__TASK INSTRUCTIONS__
Answer with one number only: the number of lines that contain "chart".

__DATA SECTION__
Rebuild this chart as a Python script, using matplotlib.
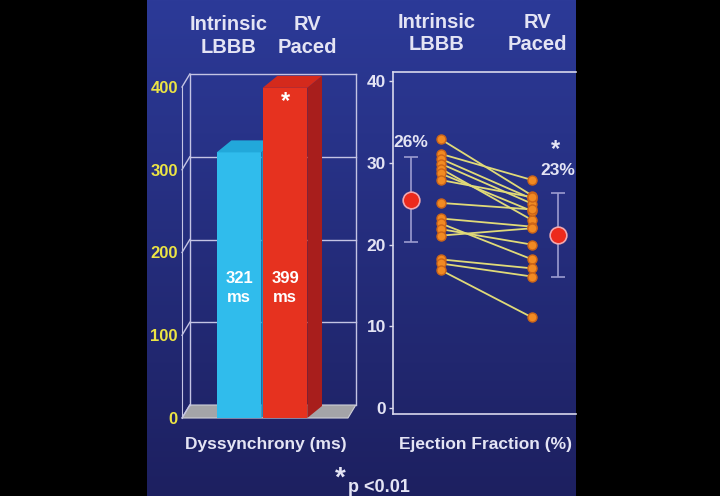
import matplotlib
matplotlib.use('Agg')
import matplotlib.pyplot as plt
import numpy as np
from matplotlib.patches import Polygon

plt.rcParams['font.family'] = ['Liberation Sans', 'DejaVu Sans']
plt.rcParams['font.weight'] = 'bold'

W, H = 720, 496

# left chart: dyssynchrony (ms)
groups = ['Intrinsic\nLBBB', 'RV\nPaced']
dys_values = [321, 399]
dys_labels = ['321\nms', '399\nms']
dys_ticks = [0, 100, 200, 300, 400]

# right chart: ejection fraction (%) per patient
ef_lbbb = [32.9, 31.1, 30.5, 29.9, 29.3, 28.7, 27.9, 25.1, 23.2, 22.6, 21.9, 21.1, 18.2, 17.7, 16.9]
ef_paced = [26.0, 27.9, 25.6, 25.0, 23.0, 24.1, 25.8, 24.3, 22.2, 18.2, 20.0, 22.0, 17.1, 16.1, 11.1]
ef_mean = [25.5, 21.2]
ef_sd = [5.2, 5.1]
ef_mean_labels = ['26%', '23%']
ef_ticks = [0, 10, 20, 30, 40]

TXT = '#e4e4f4'
LINE = '#c4c4e4'
CYAN = '#30bcec'
RED = '#e6321f'


def px_box(x0, y0, x1, y1):
    return [x0 / W, 1 - y1 / H, (x1 - x0) / W, (y1 - y0) / H]


def ftext(x, y, s, **kw):
    fig.text(x / W, 1 - y / H, s, ha='center', va='center', color=TXT,
             fontweight='bold', **kw)


fig = plt.figure(figsize=(W / 100, H / 100), dpi=100, facecolor='black')

# blue slide panel
bg = fig.add_axes(px_box(147, 0, 576, 496))
grad = np.linspace(0, 1, 256).reshape(-1, 1)
top = np.array([0x2c, 0x3a, 0x98]) / 255
bot = np.array([0x1d, 0x20, 0x60]) / 255
img = top[None, None, :] * (1 - grad[:, :, None]) + bot[None, None, :] * grad[:, :, None]
bg.imshow(img, aspect='auto', extent=[0, 1, 0, 1])
bg.axis('off')

# ---- left: pseudo 3D bar chart ----
ax = fig.add_axes(px_box(182, 87, 348, 418))
ax.set_facecolor('none')
x0, x1 = -1.24, 2.37
ax.set_xlim(x0, x1)
ax.set_ylim(0, 400)
wdx, wdy = 0.17, 15.7   # wall depth
bdx, bdy = 0.32, 14.5   # bar depth

floor = Polygon([(x0, 0), (x1, 0), (x1 + wdx, wdy), (x0 + wdx, wdy)],
                closed=True, facecolor='#a4a4a8', edgecolor='#d0d0d8', lw=0.8,
                clip_on=False, zorder=1)
ax.add_patch(floor)
kw = dict(color=LINE, lw=1, clip_on=False, zorder=1)
ax.plot([x0 + wdx, x0 + wdx], [wdy, 400 + wdy], **kw)
ax.plot([x1 + wdx, x1 + wdx], [wdy, 400 + wdy], **kw)
for t in dys_ticks[1:]:
    ax.plot([x0 + wdx, x1 + wdx], [t + wdy, t + wdy], **kw)
for t in dys_ticks:
    ax.plot([x0, x0 + wdx], [t, t + wdy], **kw)

xs = np.arange(len(dys_values))
bw = 0.97
bars = ax.bar(xs, dys_values, width=bw, color=[CYAN, RED], zorder=3)
tops = ['#22a8da', '#d42a1c']
sides = ['#1c8ec0', '#a81e1c']
for i, (x, h) in enumerate(zip(xs, dys_values)):
    l, r = x - bw / 2, x + bw / 2
    z = 2 + 2 * i
    ax.add_patch(Polygon([(l, h), (r, h), (r + bdx, h + bdy), (l + bdx, h + bdy)],
                         closed=True, facecolor=tops[i], edgecolor='none',
                         clip_on=False, zorder=z + 1))
    ax.add_patch(Polygon([(r, 0), (r, h), (r + bdx, h + bdy), (r + bdx, bdy)],
                         closed=True, facecolor=sides[i], edgecolor='none',
                         clip_on=False, zorder=z))
    bars[i].set_zorder(z + 1)
    ax.text(x, 157, dys_labels[i], ha='center', va='center', color='white',
            fontsize=12, fontweight='bold', linespacing=1.4, zorder=10)
ax.text(xs[1], 383, '*', ha='center', va='center', color='white',
        fontsize=17, fontweight='bold', zorder=10)

for s in ['top', 'right', 'bottom']:
    ax.spines[s].set_visible(False)
ax.spines['left'].set_color(LINE)
ax.set_xticks([])
ax.set_yticks(dys_ticks)
ax.set_yticklabels([str(t) for t in dys_ticks])
ax.tick_params(axis='y', length=0, pad=3, labelsize=12, labelcolor='#ece444')
for lb in ax.get_yticklabels():
    lb.set_fontweight('bold')

# ---- right: ejection fraction ----
ax2 = fig.add_axes(px_box(393, 72, 576, 414))
ax2.set_facecolor('none')
ax2.set_xlim(0.48, 2.48)
ax2.set_ylim(-0.7, 41.1)
for a, b in zip(ef_lbbb, ef_paced):
    ax2.plot([1, 2], [a, b], color='#e0da78', lw=1.3, zorder=2)
ax2.plot([1] * len(ef_lbbb), ef_lbbb, 'o', ms=6.5, mfc='#f28a22', mec='#cc6418',
         mew=1, zorder=3)
ax2.plot([2] * len(ef_paced), ef_paced, 'o', ms=6.5, mfc='#f28a22', mec='#cc6418',
         mew=1, zorder=3)
mx = [0.68, 2.285]
ax2.errorbar(mx, ef_mean, yerr=ef_sd, fmt='none', ecolor='#9c9cd0', elinewidth=1.2,
             capsize=5, capthick=1.2, zorder=2)
ax2.plot(mx, ef_mean, 'o', ms=12, mfc='#ec2a1c', mec='#f0a8b0', mew=1.2, zorder=3)
ax2.text(mx[0], 32.5, ef_mean_labels[0], ha='center', va='center', color=TXT,
         fontsize=12.5, fontweight='bold')
ax2.text(mx[1], 29.1, ef_mean_labels[1], ha='center', va='center', color=TXT,
         fontsize=12.5, fontweight='bold')
ax2.text(mx[1] - 0.03, 31.6, '*', ha='center', va='center', color=TXT,
         fontsize=17, fontweight='bold')

ax2.spines['right'].set_visible(False)
for s in ['left', 'top', 'bottom']:
    ax2.spines[s].set_color('#d8d8ec')
    ax2.spines[s].set_linewidth(1.2)
ax2.set_xticks([])
ax2.set_yticks(ef_ticks)
ax2.set_yticklabels([str(t) for t in ef_ticks])
ax2.tick_params(axis='y', length=3, width=1, color='#d8d8ec', pad=2,
                labelsize=12.5, labelcolor=TXT)
for lb in ax2.get_yticklabels():
    lb.set_fontweight('bold')

# ---- headers and captions ----
ftext(229, 36, groups[0], fontsize=14.5, linespacing=1.25)
ftext(307, 36, groups[1], fontsize=14.5, linespacing=1.25)
ftext(437, 33, groups[0], fontsize=14.5, linespacing=1.2)
ftext(537, 33, groups[1], fontsize=14.5, linespacing=1.2)
ftext(266, 445, 'Dyssynchrony (ms)', fontsize=12.5)
ftext(485, 445, 'Ejection Fraction (%)', fontsize=12.5)
ftext(340, 479, '*', fontsize=20)
ftext(379, 488, 'p <0.01', fontsize=13)

fig.savefig('out.png', dpi=100, facecolor=fig.get_facecolor())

__ANSWER TO THIS PROBLEM__
4